> _Task goal_: Starting with the first line below, extract each line through the one that contains "import seaborn as sns", inclusive, excluding pictures.

▬▬▬▬▬▬

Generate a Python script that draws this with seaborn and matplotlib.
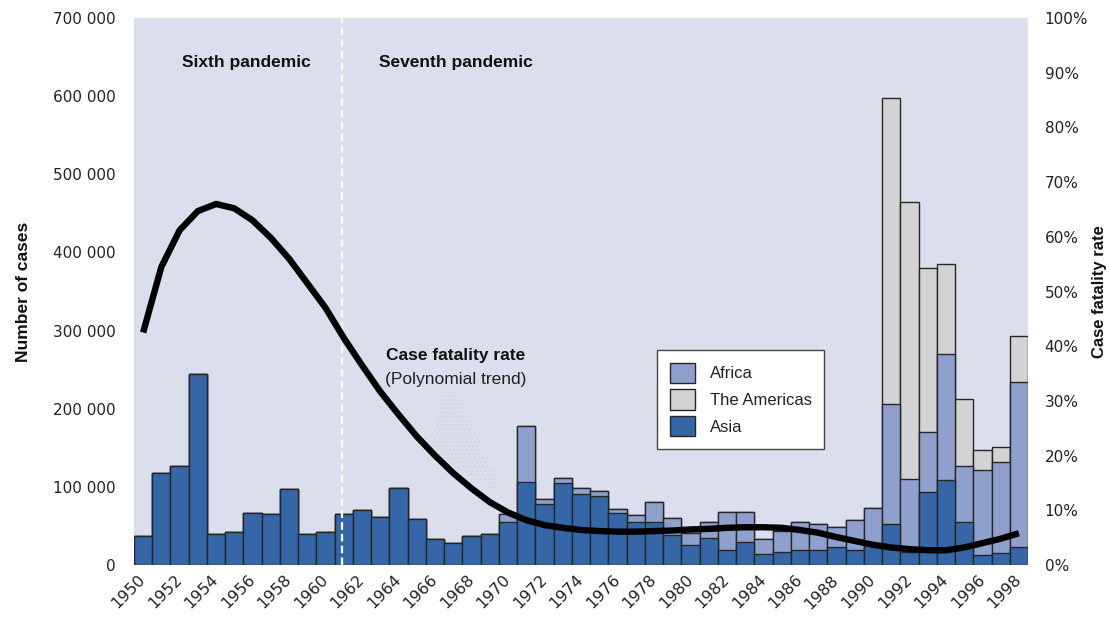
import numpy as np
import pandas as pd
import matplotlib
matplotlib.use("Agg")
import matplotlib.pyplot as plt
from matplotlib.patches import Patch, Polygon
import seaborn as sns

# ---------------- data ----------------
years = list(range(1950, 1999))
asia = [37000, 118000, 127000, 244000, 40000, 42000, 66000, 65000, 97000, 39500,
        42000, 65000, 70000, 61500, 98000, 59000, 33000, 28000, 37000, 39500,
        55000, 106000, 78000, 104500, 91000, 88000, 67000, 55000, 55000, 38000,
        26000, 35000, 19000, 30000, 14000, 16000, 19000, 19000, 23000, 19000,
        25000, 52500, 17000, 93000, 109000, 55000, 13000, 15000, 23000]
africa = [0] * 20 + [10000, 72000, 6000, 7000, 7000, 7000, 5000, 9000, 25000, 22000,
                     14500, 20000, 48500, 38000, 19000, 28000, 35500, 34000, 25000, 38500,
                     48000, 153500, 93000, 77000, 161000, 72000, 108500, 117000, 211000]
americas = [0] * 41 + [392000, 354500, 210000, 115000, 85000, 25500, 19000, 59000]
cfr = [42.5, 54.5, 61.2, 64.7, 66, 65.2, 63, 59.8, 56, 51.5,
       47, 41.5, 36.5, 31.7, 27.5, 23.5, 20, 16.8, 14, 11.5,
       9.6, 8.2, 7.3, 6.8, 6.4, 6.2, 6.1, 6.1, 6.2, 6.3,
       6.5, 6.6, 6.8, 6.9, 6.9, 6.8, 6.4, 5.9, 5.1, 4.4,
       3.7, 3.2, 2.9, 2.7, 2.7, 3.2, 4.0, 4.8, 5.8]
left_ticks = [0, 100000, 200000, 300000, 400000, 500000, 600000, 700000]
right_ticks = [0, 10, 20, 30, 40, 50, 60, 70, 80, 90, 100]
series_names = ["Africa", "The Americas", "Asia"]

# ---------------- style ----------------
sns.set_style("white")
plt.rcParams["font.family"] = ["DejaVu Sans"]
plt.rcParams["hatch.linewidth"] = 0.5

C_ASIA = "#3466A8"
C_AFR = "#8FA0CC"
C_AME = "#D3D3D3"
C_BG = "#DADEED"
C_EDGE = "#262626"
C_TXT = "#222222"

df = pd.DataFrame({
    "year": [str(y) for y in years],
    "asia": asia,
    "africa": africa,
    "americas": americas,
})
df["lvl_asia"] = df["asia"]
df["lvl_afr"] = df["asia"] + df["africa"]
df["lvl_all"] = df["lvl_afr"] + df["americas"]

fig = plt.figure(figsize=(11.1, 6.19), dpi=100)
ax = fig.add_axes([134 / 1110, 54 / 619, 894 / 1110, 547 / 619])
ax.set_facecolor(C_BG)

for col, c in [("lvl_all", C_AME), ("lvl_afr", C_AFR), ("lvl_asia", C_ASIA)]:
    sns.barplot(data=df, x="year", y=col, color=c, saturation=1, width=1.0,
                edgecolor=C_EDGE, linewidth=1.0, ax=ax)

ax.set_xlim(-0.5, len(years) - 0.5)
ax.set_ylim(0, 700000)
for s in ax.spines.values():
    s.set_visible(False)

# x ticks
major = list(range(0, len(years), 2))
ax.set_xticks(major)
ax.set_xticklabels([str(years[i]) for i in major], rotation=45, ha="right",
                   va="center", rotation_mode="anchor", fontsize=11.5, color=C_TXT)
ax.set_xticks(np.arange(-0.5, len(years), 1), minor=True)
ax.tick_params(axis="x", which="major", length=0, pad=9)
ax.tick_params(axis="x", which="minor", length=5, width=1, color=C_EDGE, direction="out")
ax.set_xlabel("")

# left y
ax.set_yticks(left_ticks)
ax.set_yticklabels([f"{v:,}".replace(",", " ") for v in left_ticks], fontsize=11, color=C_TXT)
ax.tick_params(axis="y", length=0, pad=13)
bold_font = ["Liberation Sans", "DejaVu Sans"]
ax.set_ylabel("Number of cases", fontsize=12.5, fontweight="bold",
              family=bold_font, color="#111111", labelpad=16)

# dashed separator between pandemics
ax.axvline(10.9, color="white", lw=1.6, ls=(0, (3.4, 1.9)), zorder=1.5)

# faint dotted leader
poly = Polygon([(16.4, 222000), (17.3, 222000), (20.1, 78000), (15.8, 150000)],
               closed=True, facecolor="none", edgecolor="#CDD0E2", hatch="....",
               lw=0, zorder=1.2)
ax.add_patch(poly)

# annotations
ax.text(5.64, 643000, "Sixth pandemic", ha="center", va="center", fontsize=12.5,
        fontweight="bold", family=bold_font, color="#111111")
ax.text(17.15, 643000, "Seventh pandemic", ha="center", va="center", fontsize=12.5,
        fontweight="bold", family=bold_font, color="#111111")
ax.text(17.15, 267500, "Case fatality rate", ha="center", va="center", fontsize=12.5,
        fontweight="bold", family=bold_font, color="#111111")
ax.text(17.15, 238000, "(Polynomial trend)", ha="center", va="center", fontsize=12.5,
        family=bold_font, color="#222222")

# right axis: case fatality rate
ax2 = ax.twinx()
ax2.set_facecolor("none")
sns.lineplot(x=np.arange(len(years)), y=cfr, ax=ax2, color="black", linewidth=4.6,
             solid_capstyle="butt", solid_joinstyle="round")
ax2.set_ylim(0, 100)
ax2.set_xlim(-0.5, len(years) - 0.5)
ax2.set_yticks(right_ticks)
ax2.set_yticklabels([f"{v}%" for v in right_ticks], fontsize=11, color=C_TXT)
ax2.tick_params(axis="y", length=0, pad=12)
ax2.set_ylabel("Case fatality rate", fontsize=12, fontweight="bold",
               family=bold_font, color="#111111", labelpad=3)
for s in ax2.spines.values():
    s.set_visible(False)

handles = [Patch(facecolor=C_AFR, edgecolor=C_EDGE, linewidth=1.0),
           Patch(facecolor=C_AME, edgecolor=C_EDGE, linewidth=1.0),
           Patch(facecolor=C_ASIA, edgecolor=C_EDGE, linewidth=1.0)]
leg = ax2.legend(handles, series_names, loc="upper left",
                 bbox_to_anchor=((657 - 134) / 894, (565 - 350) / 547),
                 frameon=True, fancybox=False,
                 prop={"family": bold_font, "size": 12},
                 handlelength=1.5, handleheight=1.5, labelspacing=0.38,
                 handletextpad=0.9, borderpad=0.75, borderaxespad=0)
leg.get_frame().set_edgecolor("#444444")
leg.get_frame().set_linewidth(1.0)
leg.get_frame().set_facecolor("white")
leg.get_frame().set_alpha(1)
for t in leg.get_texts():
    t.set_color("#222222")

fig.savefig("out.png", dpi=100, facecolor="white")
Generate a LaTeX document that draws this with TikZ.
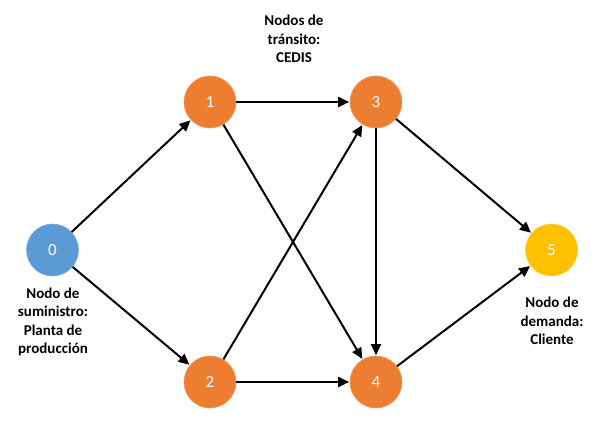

▬▬▬▬▬▬

> _Exercise response_:
Generate a Python script that draws this with seaborn and matplotlib.
import numpy as np
import pandas as pd
import matplotlib
matplotlib.use("Agg")
import matplotlib.pyplot as plt
from matplotlib.patches import Patch, Polygon
import seaborn as sns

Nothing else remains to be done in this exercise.